** TASK STATEMENT **
Restate the data below word for word. Skip any images it contains.

** SUPPLIED INFORMATION **
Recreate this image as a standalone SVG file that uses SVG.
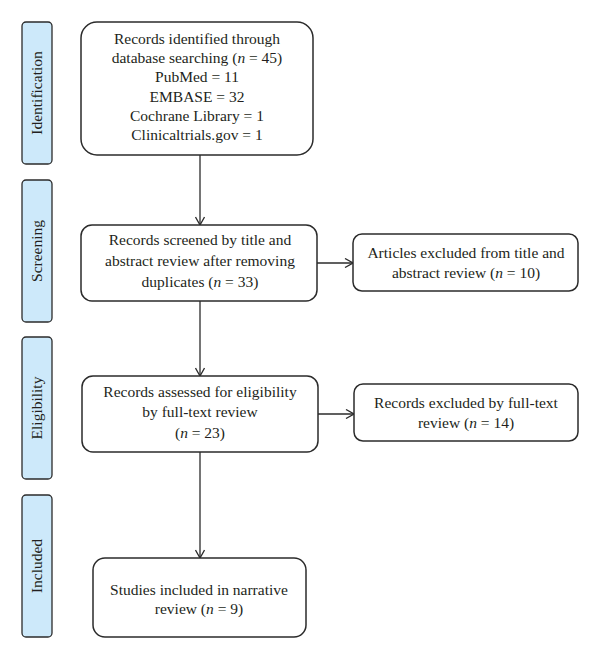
<svg xmlns="http://www.w3.org/2000/svg" width="600" height="659" viewBox="0 0 600 659">
<defs>
<style>
text{font-family:"Liberation Serif","Times New Roman",serif;font-size:15.5px;fill:#231f20;text-anchor:middle}
.lab rect{fill:#cde9fa;stroke:#2b2b2b;stroke-width:1.3}
.node rect{fill:#fff;stroke:#2b2b2b;stroke-width:1.5}
.conn line{stroke:#2b2b2b;stroke-width:1.3;fill:none}
i,.it{font-style:italic}
</style>
<marker id="ah" viewBox="0 0 10 10" refX="9" refY="5" markerWidth="10" markerHeight="10" markerUnits="userSpaceOnUse" orient="auto">
<path d="M1,0.5 L9,5 L1,9.5" fill="none" stroke="#2b2b2b" stroke-width="1.3"/>
</marker>
</defs>
<rect width="600" height="659" fill="#fff"/>
<g id="phase-identification" class="lab"><rect x="22" y="22" width="30" height="142" rx="4"/><text transform="translate(42,93) rotate(-90)">Identification</text></g>
<g id="phase-screening" class="lab"><rect x="22" y="180" width="30" height="142" rx="4"/><text transform="translate(42,251) rotate(-90)">Screening</text></g>
<g id="phase-eligibility" class="lab"><rect x="22" y="337" width="30" height="142" rx="4"/><text transform="translate(42,408) rotate(-90)">Eligibility</text></g>
<g id="phase-included" class="lab"><rect x="22" y="495" width="30" height="142" rx="4"/><text transform="translate(42,566) rotate(-90)">Included</text></g>

<g id="conn" class="conn">
<line x1="200" y1="155" x2="200" y2="225" marker-end="url(#ah)"/>
<line x1="200" y1="301" x2="200" y2="376" marker-end="url(#ah)"/>
<line x1="200" y1="452" x2="200" y2="558" marker-end="url(#ah)"/>
<line x1="317" y1="263" x2="353" y2="263" marker-end="url(#ah)"/>
<line x1="318" y1="414" x2="354" y2="414" marker-end="url(#ah)"/>
</g>

<g id="n-identified" class="node"><rect x="81" y="22" width="232" height="133" rx="16"/>
<text x="197" y="43.5">Records identified through</text>
<text x="197" y="63">database searching (<tspan class="it">n</tspan> = 45)</text>
<text x="197" y="82">PubMed = 11</text>
<text x="197" y="101.5">EMBASE = 32</text>
<text x="197" y="121">Cochrane Library = 1</text>
<text x="197" y="140">Clinicaltrials.gov = 1</text>
</g>
<g id="n-screened" class="node"><rect x="81" y="225" width="236" height="76" rx="11"/>
<text x="200" y="245">Records screened by title and</text>
<text x="200" y="266">abstract review after removing</text>
<text x="200" y="287">duplicates (<tspan class="it">n</tspan> = 33)</text>
</g>
<g id="n-excluded1" class="node"><rect x="353" y="234" width="225" height="57" rx="9"/>
<text x="466" y="257.5">Articles excluded from title and</text>
<text x="466" y="277.5">abstract review (<tspan class="it">n</tspan> = 10)</text>
</g>
<g id="n-assessed" class="node"><rect x="82" y="376" width="236" height="76" rx="11"/>
<text x="200" y="397">Records assessed for eligibility</text>
<text x="200" y="417">by full-text review</text>
<text x="200" y="437.5">(<tspan class="it">n</tspan> = 23)</text>
</g>
<g id="n-excluded2" class="node"><rect x="354" y="384" width="224" height="57" rx="9"/>
<text x="466" y="408">Records excluded by full-text</text>
<text x="466" y="428">review (<tspan class="it">n</tspan> = 14)</text>
</g>
<g id="n-included" class="node"><rect x="93" y="558" width="213" height="79" rx="12"/>
<text x="199" y="595">Studies included in narrative</text>
<text x="199" y="614">review (<tspan class="it">n</tspan> = 9)</text>
</g>
</svg>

** THE RESULT **
Recreate this image as a standalone SVG file that uses SVG.
<svg xmlns="http://www.w3.org/2000/svg" width="600" height="659" viewBox="0 0 600 659">
<defs>
<style>
text{font-family:"Liberation Serif","Times New Roman",serif;font-size:15.5px;fill:#231f20;text-anchor:middle}
.lab rect{fill:#cde9fa;stroke:#2b2b2b;stroke-width:1.3}
.node rect{fill:#fff;stroke:#2b2b2b;stroke-width:1.5}
.conn line{stroke:#2b2b2b;stroke-width:1.3;fill:none}
i,.it{font-style:italic}
</style>
<marker id="ah" viewBox="0 0 10 10" refX="9" refY="5" markerWidth="10" markerHeight="10" markerUnits="userSpaceOnUse" orient="auto">
<path d="M1,0.5 L9,5 L1,9.5" fill="none" stroke="#2b2b2b" stroke-width="1.3"/>
</marker>
</defs>
<rect width="600" height="659" fill="#fff"/>
<g id="phase-identification" class="lab"><rect x="22" y="22" width="30" height="142" rx="4"/><text transform="translate(42,93) rotate(-90)">Identification</text></g>
<g id="phase-screening" class="lab"><rect x="22" y="180" width="30" height="142" rx="4"/><text transform="translate(42,251) rotate(-90)">Screening</text></g>
<g id="phase-eligibility" class="lab"><rect x="22" y="337" width="30" height="142" rx="4"/><text transform="translate(42,408) rotate(-90)">Eligibility</text></g>
<g id="phase-included" class="lab"><rect x="22" y="495" width="30" height="142" rx="4"/><text transform="translate(42,566) rotate(-90)">Included</text></g>

<g id="conn" class="conn">
<line x1="200" y1="155" x2="200" y2="225" marker-end="url(#ah)"/>
<line x1="200" y1="301" x2="200" y2="376" marker-end="url(#ah)"/>
<line x1="200" y1="452" x2="200" y2="558" marker-end="url(#ah)"/>
<line x1="317" y1="263" x2="353" y2="263" marker-end="url(#ah)"/>
<line x1="318" y1="414" x2="354" y2="414" marker-end="url(#ah)"/>
</g>

<g id="n-identified" class="node"><rect x="81" y="22" width="232" height="133" rx="16"/>
<text x="197" y="43.5">Records identified through</text>
<text x="197" y="63">database searching (<tspan class="it">n</tspan> = 45)</text>
<text x="197" y="82">PubMed = 11</text>
<text x="197" y="101.5">EMBASE = 32</text>
<text x="197" y="121">Cochrane Library = 1</text>
<text x="197" y="140">Clinicaltrials.gov = 1</text>
</g>
<g id="n-screened" class="node"><rect x="81" y="225" width="236" height="76" rx="11"/>
<text x="200" y="245">Records screened by title and</text>
<text x="200" y="266">abstract review after removing</text>
<text x="200" y="287">duplicates (<tspan class="it">n</tspan> = 33)</text>
</g>
<g id="n-excluded1" class="node"><rect x="353" y="234" width="225" height="57" rx="9"/>
<text x="466" y="257.5">Articles excluded from title and</text>
<text x="466" y="277.5">abstract review (<tspan class="it">n</tspan> = 10)</text>
</g>
<g id="n-assessed" class="node"><rect x="82" y="376" width="236" height="76" rx="11"/>
<text x="200" y="397">Records assessed for eligibility</text>
<text x="200" y="417">by full-text review</text>
<text x="200" y="437.5">(<tspan class="it">n</tspan> = 23)</text>
</g>
<g id="n-excluded2" class="node"><rect x="354" y="384" width="224" height="57" rx="9"/>
<text x="466" y="408">Records excluded by full-text</text>
<text x="466" y="428">review (<tspan class="it">n</tspan> = 14)</text>
</g>
<g id="n-included" class="node"><rect x="93" y="558" width="213" height="79" rx="12"/>
<text x="199" y="595">Studies included in narrative</text>
<text x="199" y="614">review (<tspan class="it">n</tspan> = 9)</text>
</g>
</svg>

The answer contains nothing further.